French law changes are set to boost leaseback unit values

[ Friday, 16th March 2007 ]

A RECENT change to French law is expected to boost the value of leaseback properties when the owners sell them. Under the new law, investors are no longer required to repay any VAT even if they re-sell the property within the first five years of ownership.

All along buyers were allowed to buy leaseback holiday home properties without paying the VAT at 19.6% but if the property was sold prior to completion of the 11-year term, the vendor was obliged to pay a proportion of the VAT back to the state. Following the latest changes the clawback will be removed and the only condition is that the residence must be classified with an official tourism star rating.

The leaseback scheme was introduced as a French Government incentive designed to increase the provision of modern tourist accommodation as investors can buy a freehold apartment and then lease it back to an approved management company to let for an 11-year term.

Richard Deans, sales consultant in MGM's London office, says an investor who buys a two-bedroom apartment priced at €350,000 only pays €292,600 if it is bought under the leaseback scheme. Nevertheless the value of the property remains at €350,000 or more, as prices increase every year.
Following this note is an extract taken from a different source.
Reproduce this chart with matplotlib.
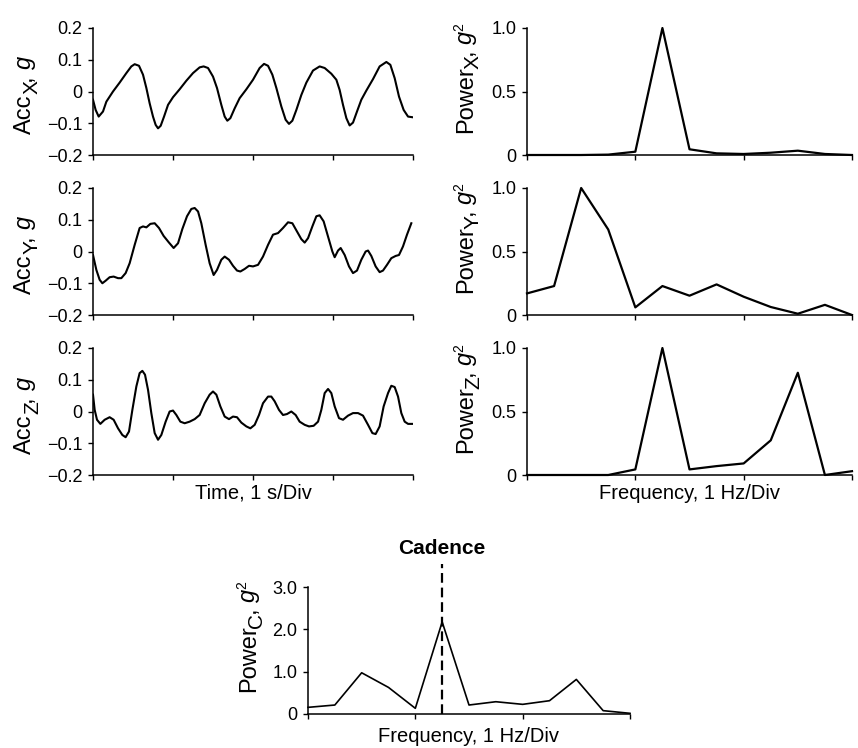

MGM offers two leaseback options with the VAT exemption. One option is the lease with rental income whereby the buyer receives a guaranteed annual rental income and can stay in the property for three weeks each year.

Under the second option of the lease with price reduction, the purchase price is reduced by 30% which includes 19.6% VAT exemption and a one-off lump sum equivalent to rental income paid in advance. The owner has six weeks use of the property each year but receives no rental income. This option may be more suited to those whose capital gains taxes are lower than their income tax.
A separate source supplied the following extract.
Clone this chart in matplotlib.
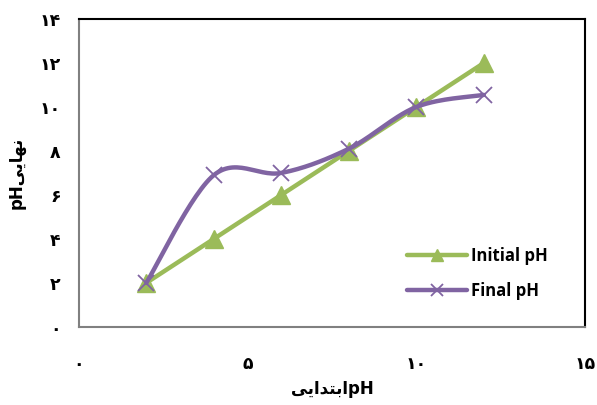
import matplotlib
matplotlib.use("Agg")
import matplotlib.pyplot as plt
import numpy as np
from matplotlib.lines import Line2D

x_vals = [2, 4, 6, 8, 10, 12]
initial_ph = [2, 4, 6, 8, 10, 12]
final_ph = [2.0, 6.9, 7.0, 8.1, 10.0, 10.55]
x_ticks = [0, 5, 10, 15]
y_ticks = [0, 2, 4, 6, 8, 10, 12, 14]

def fa_digits(n):
    return "".join(chr(0x06F0 + int(c)) for c in str(n))

# visually ordered, pre-shaped Persian words
xlabel_fa = "\uFBFD\uFBFE\uFE8D\uFEAA\uFE98\uFE91\uFE8D"  # ابتدایی
ylabel_fa = "\uFBFD\uFBFE\uFE8E\uFEEC\uFEE7"              # نهایی

def smooth(xs, ys, n=30):
    xs = np.asarray(xs, float); ys = np.asarray(ys, float)
    px = np.concatenate([[xs[0]], xs, [xs[-1]]])
    py = np.concatenate([[ys[0]], ys, [ys[-1]]])
    ox, oy = [], []
    for i in range(1, len(px) - 2):
        p0 = np.array([px[i], py[i]]); p1 = np.array([px[i+1], py[i+1]])
        c1 = p0 + (p1 - np.array([px[i-1], py[i-1]])) / 6
        c2 = p1 - (np.array([px[i+2], py[i+2]]) - p0) / 6
        t = np.linspace(0, 1, n)[:, None]
        b = (1-t)**3*p0 + 3*(1-t)**2*t*c1 + 3*(1-t)*t**2*c2 + t**3*p1
        ox.extend(b[:, 0]); oy.extend(b[:, 1])
    return ox, oy

fig = plt.figure(figsize=(5.97, 4.05), dpi=100)
ax = fig.add_axes([0.132, 0.193, 0.848, 0.760])

green = "#9BBB59"
purple = "#8064A2"

ax.plot(x_vals, initial_ph, color=green, lw=3.2, marker="^", markersize=13,
        zorder=3, solid_capstyle="round")
sx, sy = smooth(x_vals, final_ph)
ax.plot(sx, sy, color=purple, lw=3.2, zorder=4, solid_capstyle="round")
ax.plot(x_vals, final_ph, ls="none", marker="x", markersize=12, mew=1.3,
        color=purple, zorder=5)
h1 = Line2D([], [], color=green, lw=3.2, marker="^", markersize=9, solid_capstyle="round")
h2 = Line2D([], [], color=purple, lw=3.2, marker="x", markersize=9, mew=1.3, solid_capstyle="round")

ax.set_xlim(0, 15)
ax.set_ylim(0, 14)
ax.set_xticks(x_ticks)
ax.set_yticks(y_ticks)
ax.set_xticklabels([fa_digits(v) for v in x_ticks], fontsize=12.5, fontweight="bold",
                   family="DejaVu Sans")
ax.set_yticklabels([fa_digits(v) for v in y_ticks], fontsize=12.5, fontweight="bold",
                   family="DejaVu Sans")
ax.tick_params(axis="both", length=0)
ax.tick_params(axis="x", pad=20)
ax.tick_params(axis="y", pad=13)

for s in ["left", "bottom"]:
    ax.spines[s].set_color("#808080")
    ax.spines[s].set_linewidth(1.5)
for s in ["top", "right"]:
    ax.spines[s].set_color("black")
    ax.spines[s].set_linewidth(1.5)

ax.set_xlabel(xlabel_fa + "pH", fontsize=12, fontweight="bold", family="DejaVu Sans",
              labelpad=5)
ax.set_ylabel("pH" + ylabel_fa, fontsize=12, fontweight="bold", family="DejaVu Sans",
              labelpad=10)

leg = ax.legend([h1, h2], ["Initial pH", "Final pH"], loc="lower right",
                bbox_to_anchor=(0.955, 0.04), frameon=False, handlelength=3.6,
                labelspacing=1.0, handletextpad=0.2,
                prop={"family": "Open Sans", "weight": "bold", "size": 12})

fig.savefig("out.png", dpi=100)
Under both options, owners can sell at any time and, at the end of the 11-year term, can choose to enter into a new lease agreement on mutually agreed terms or opt out of the scheme and retain full use of the property. However in some French Alpine resorts, where local authorities are worried about the shortage of rental properties, laws have been introduced making renewal of leaseback arrangements for a further seven years compulsory at the end of the initial 11-year term.

MGM estimates that property prices in the French Alps are still growing by between 5 and 15% a year depending on location.